Dès son arrivée, la jeune femme exerce un pouvoir sur le narrateur ; « charmante », à la ligne 10, est à prendre au sens étymologique du charme magique, de même que le verbe « parut » laisse entrevoir la possibilité d’une exagération de la réalité. Le charme semble si profond qu’il bouleverse tout ce que le narrateur croyait savoir de lui. Ainsi la double proposition subordonnée de conséquence qui suit contient une forme emphatique avec la répétition du pronom personnel « moi » et montre l’opposition entre le narrateur qui existait avant (« moi qui n’avais pensé à la différence des sexes » / « moi, dis-je, dont tout le monde admirait la sagesse et la retenue ») (On peut noter également que le narrateur décrit son ancien état au plus-que-parfait, époque révolue, et qu’il prend à témoin l’opinion publique de ses anciennes vertus : « tout le monde admirait ») et l’actuel : « je me trouvai enflammé tout d’un coup jusqu’au transport ». Cette dernière tournure passive montre un héros dépossédé de lui-même.
La transformation du narrateur est donc subite (« tout d’un coup », locution adverbiale). Ainsi la conjonction de coordination « mais » marque une opposition entre l’ancienne personnalité du jeune homme et son assurance soudaine : « J’avais le défaut d’être excessivement timide et facile à déconcerter ; mais, loin d’être arrêté par cette faiblesse, je m’avançai vers la maîtresse de mon cœur. » Les deux groupes adjectivaux montrant l’ancienne naïveté du jeune homme s’opposent au verbe « m’avançai » : Des Grieux, à ce moment-là, se met en route vers son destin. La périphrase « maîtresse de mon cœur », est sans ambiguïté : appartenant, comme « enflammé » et « transport », au vocabulaire classique de l’amour. Ils préparent le lecteur à la future passion entre Des Grieux et Manon.

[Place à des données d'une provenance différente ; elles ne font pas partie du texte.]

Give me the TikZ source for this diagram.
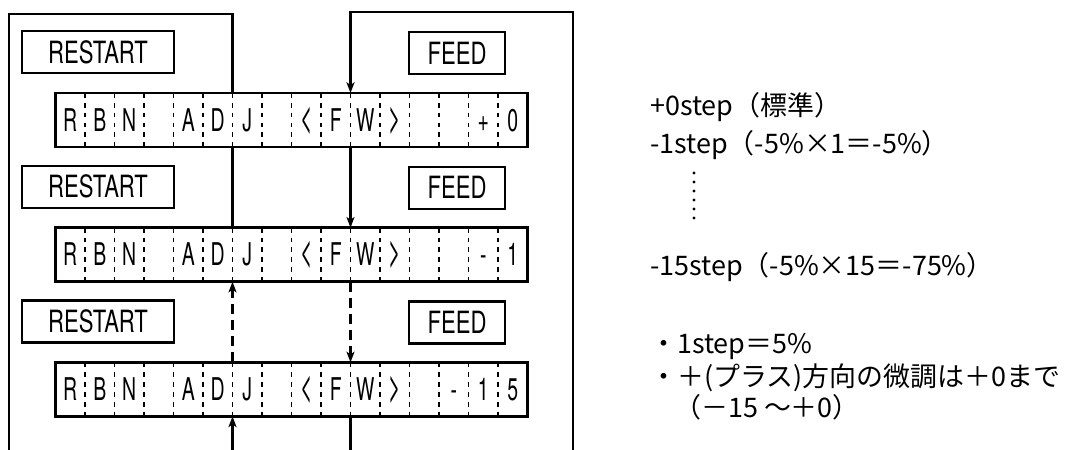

L’étudiant en philosophie est métamorphosé, l’amour lui donnant beaucoup d’esprit. Cette première rencontre est une authentique scène d’innamoramento, terme italien venant de Pétrarque et exprimant le coup de foudre, l’exaltation amoureuse au premier regard pour une femme sans forcément la connaître. La première interaction entre les deux personnages révèle cependant un rapport de force déséquilibré: à la différence de des Grieux, qui affiche une grande émotion malgré son âge, Manon, d’emblée, semble avoir une grande maîtrise d’elle-même et des situations de séduction, comme le montre la proposition circonstancielle de concession introduite par « Quoiqu’elle fût encore moins âgée que moi » met en place un paradoxe renvoyant à son comportement (« sans paraître embarrassée ») qui ne peut s’expliquer que par la précocité de Manon.